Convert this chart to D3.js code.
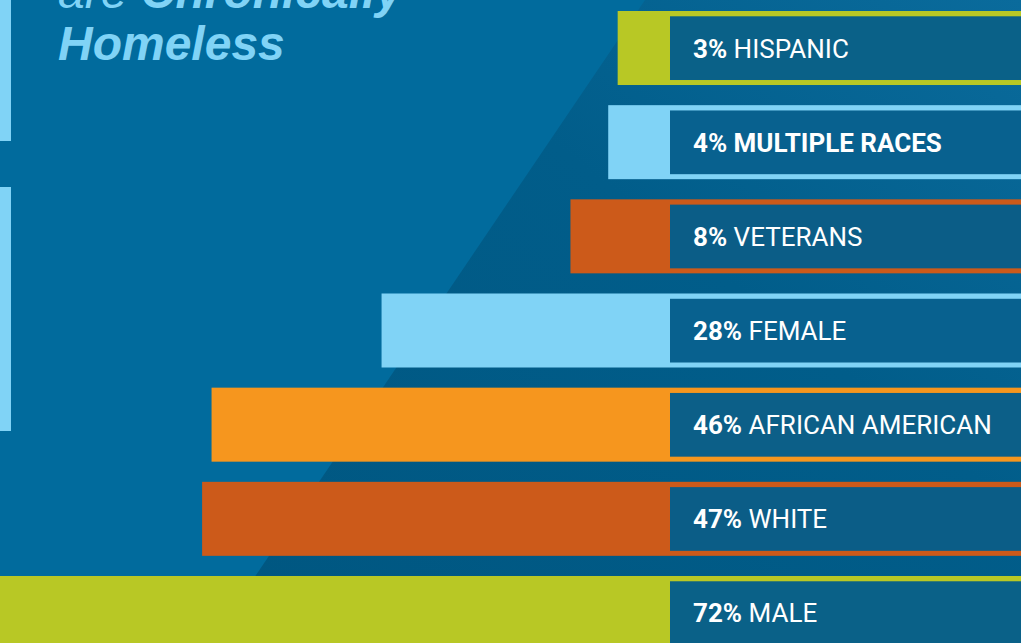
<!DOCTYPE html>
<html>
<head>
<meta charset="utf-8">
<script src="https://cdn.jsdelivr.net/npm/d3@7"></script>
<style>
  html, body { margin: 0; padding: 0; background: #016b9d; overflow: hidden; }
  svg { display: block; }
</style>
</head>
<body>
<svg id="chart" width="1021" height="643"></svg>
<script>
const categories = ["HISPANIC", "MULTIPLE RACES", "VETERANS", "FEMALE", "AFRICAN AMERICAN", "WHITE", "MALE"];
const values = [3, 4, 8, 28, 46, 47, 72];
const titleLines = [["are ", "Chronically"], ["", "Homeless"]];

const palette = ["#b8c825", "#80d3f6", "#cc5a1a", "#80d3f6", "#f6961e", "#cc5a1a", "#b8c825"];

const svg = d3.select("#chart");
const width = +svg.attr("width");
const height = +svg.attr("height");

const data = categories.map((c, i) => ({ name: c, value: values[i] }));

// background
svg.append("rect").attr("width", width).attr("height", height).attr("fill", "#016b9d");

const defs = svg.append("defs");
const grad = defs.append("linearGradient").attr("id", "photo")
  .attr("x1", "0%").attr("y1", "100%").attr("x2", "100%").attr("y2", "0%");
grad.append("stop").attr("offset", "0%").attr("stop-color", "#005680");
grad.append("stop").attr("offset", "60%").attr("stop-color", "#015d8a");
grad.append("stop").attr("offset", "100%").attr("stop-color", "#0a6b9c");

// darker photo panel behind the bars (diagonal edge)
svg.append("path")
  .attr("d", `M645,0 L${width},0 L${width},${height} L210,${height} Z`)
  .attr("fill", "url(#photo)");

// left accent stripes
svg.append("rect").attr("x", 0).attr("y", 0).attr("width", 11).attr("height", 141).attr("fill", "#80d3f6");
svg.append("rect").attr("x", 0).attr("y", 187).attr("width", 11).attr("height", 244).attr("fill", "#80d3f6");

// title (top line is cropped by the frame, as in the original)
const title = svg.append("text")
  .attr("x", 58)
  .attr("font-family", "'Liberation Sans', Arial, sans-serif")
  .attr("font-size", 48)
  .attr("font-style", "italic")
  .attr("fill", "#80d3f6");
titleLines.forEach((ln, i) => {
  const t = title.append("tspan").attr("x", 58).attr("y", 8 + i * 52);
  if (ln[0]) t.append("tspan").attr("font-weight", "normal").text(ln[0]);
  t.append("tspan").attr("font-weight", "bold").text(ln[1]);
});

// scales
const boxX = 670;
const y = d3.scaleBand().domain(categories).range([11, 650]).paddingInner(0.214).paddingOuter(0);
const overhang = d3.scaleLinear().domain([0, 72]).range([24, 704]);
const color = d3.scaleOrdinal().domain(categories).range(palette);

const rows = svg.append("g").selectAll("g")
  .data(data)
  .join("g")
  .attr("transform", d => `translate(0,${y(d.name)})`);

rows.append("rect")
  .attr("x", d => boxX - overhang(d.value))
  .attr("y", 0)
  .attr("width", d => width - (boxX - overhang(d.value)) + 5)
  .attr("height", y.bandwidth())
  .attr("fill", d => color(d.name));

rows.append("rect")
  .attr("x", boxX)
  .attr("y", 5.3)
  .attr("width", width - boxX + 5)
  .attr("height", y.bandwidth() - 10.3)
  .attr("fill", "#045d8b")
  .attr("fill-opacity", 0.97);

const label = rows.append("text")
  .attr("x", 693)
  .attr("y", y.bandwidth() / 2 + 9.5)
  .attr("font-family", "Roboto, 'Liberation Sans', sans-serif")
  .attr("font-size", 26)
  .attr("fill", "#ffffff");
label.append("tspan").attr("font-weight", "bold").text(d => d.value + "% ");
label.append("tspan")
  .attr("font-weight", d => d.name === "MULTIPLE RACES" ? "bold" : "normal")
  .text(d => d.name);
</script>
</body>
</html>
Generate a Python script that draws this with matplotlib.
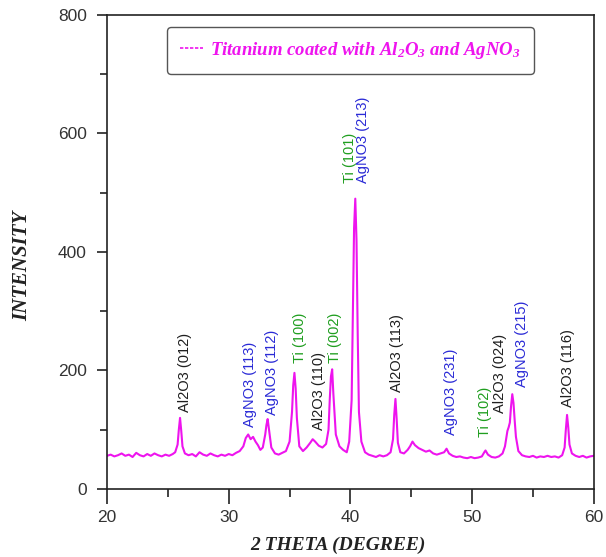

### Your instructions
Exclude the pictures and repeat every other part of the records word for word.

### Correct answer
Convert this chart to D3.js code.
<!DOCTYPE html>
<html>
<head>
<meta charset="utf-8">
<script src="https://cdn.jsdelivr.net/npm/d3@7"></script>
<style>
  html, body { margin: 0; padding: 0; background: #016b9d; overflow: hidden; }
  svg { display: block; }
</style>
</head>
<body>
<svg id="chart" width="1021" height="643"></svg>
<script>
const categories = ["HISPANIC", "MULTIPLE RACES", "VETERANS", "FEMALE", "AFRICAN AMERICAN", "WHITE", "MALE"];
const values = [3, 4, 8, 28, 46, 47, 72];
const titleLines = [["are ", "Chronically"], ["", "Homeless"]];

const palette = ["#b8c825", "#80d3f6", "#cc5a1a", "#80d3f6", "#f6961e", "#cc5a1a", "#b8c825"];

const svg = d3.select("#chart");
const width = +svg.attr("width");
const height = +svg.attr("height");

const data = categories.map((c, i) => ({ name: c, value: values[i] }));

// background
svg.append("rect").attr("width", width).attr("height", height).attr("fill", "#016b9d");

const defs = svg.append("defs");
const grad = defs.append("linearGradient").attr("id", "photo")
  .attr("x1", "0%").attr("y1", "100%").attr("x2", "100%").attr("y2", "0%");
grad.append("stop").attr("offset", "0%").attr("stop-color", "#005680");
grad.append("stop").attr("offset", "60%").attr("stop-color", "#015d8a");
grad.append("stop").attr("offset", "100%").attr("stop-color", "#0a6b9c");

// darker photo panel behind the bars (diagonal edge)
svg.append("path")
  .attr("d", `M645,0 L${width},0 L${width},${height} L210,${height} Z`)
  .attr("fill", "url(#photo)");

// left accent stripes
svg.append("rect").attr("x", 0).attr("y", 0).attr("width", 11).attr("height", 141).attr("fill", "#80d3f6");
svg.append("rect").attr("x", 0).attr("y", 187).attr("width", 11).attr("height", 244).attr("fill", "#80d3f6");

// title (top line is cropped by the frame, as in the original)
const title = svg.append("text")
  .attr("x", 58)
  .attr("font-family", "'Liberation Sans', Arial, sans-serif")
  .attr("font-size", 48)
  .attr("font-style", "italic")
  .attr("fill", "#80d3f6");
titleLines.forEach((ln, i) => {
  const t = title.append("tspan").attr("x", 58).attr("y", 8 + i * 52);
  if (ln[0]) t.append("tspan").attr("font-weight", "normal").text(ln[0]);
  t.append("tspan").attr("font-weight", "bold").text(ln[1]);
});

// scales
const boxX = 670;
const y = d3.scaleBand().domain(categories).range([11, 650]).paddingInner(0.214).paddingOuter(0);
const overhang = d3.scaleLinear().domain([0, 72]).range([24, 704]);
const color = d3.scaleOrdinal().domain(categories).range(palette);

const rows = svg.append("g").selectAll("g")
  .data(data)
  .join("g")
  .attr("transform", d => `translate(0,${y(d.name)})`);

rows.append("rect")
  .attr("x", d => boxX - overhang(d.value))
  .attr("y", 0)
  .attr("width", d => width - (boxX - overhang(d.value)) + 5)
  .attr("height", y.bandwidth())
  .attr("fill", d => color(d.name));

rows.append("rect")
  .attr("x", boxX)
  .attr("y", 5.3)
  .attr("width", width - boxX + 5)
  .attr("height", y.bandwidth() - 10.3)
  .attr("fill", "#045d8b")
  .attr("fill-opacity", 0.97);

const label = rows.append("text")
  .attr("x", 693)
  .attr("y", y.bandwidth() / 2 + 9.5)
  .attr("font-family", "Roboto, 'Liberation Sans', sans-serif")
  .attr("font-size", 26)
  .attr("fill", "#ffffff");
label.append("tspan").attr("font-weight", "bold").text(d => d.value + "% ");
label.append("tspan")
  .attr("font-weight", d => d.name === "MULTIPLE RACES" ? "bold" : "normal")
  .text(d => d.name);
</script>
</body>
</html>
Generate a Python script that draws this with matplotlib.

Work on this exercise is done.